五輪「無観客」の大赤字Photo:picture alliance/gettyimages

日本人選手のメダルラッシュで東京オリンピックは盛況だったが、新型コロナウイルスの感染者は都内、そして全国で過去最高を記録し、医療崩壊の危機が近づいている。そして都民には、ほぼ無観客となったことによる大赤字の負担が待っている。これをめぐって都と政府が争うことになるが、都がすでに“ルビコン川”を渡っていることは、あまり知られていない。
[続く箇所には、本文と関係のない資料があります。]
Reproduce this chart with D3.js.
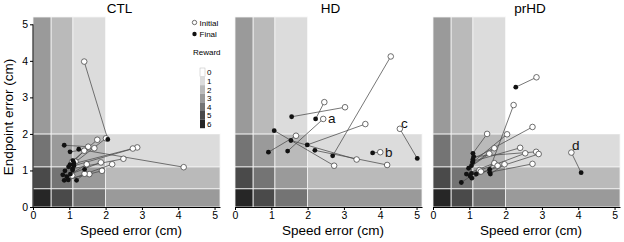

(元東京都選挙管理委員会事務局長 澤 章)

「ステイホーム」の半面、万単位の入国者
都民も国民も引き裂かれたむなしい17日間

 新型コロナウイルスのパンデミックが止まらず、医療崩壊が現実のものとなりかねない中、東京オリンピックが8日閉会した。万人単位の選手や関係者の接触が避けられないスポーツイベントの開催決行と、一般市民の「ステイホーム」という相矛盾するメッセージに引き裂かれた都民、そして国民の耳に、為政者たちの言葉がむなしく響いた17日間だった。

 パラリンピックは8月24日に予定通り開催するかという問題は残されているが、とにかく五輪閉幕を一区切りとして、メダルラッシュに沸いた国民感情は、あっという間に冷めていくだろう。そして、祭りの後に残ったのが膨大な負の遺産であることを改めて認識し、多くの都民がぼうぜんとすることになる。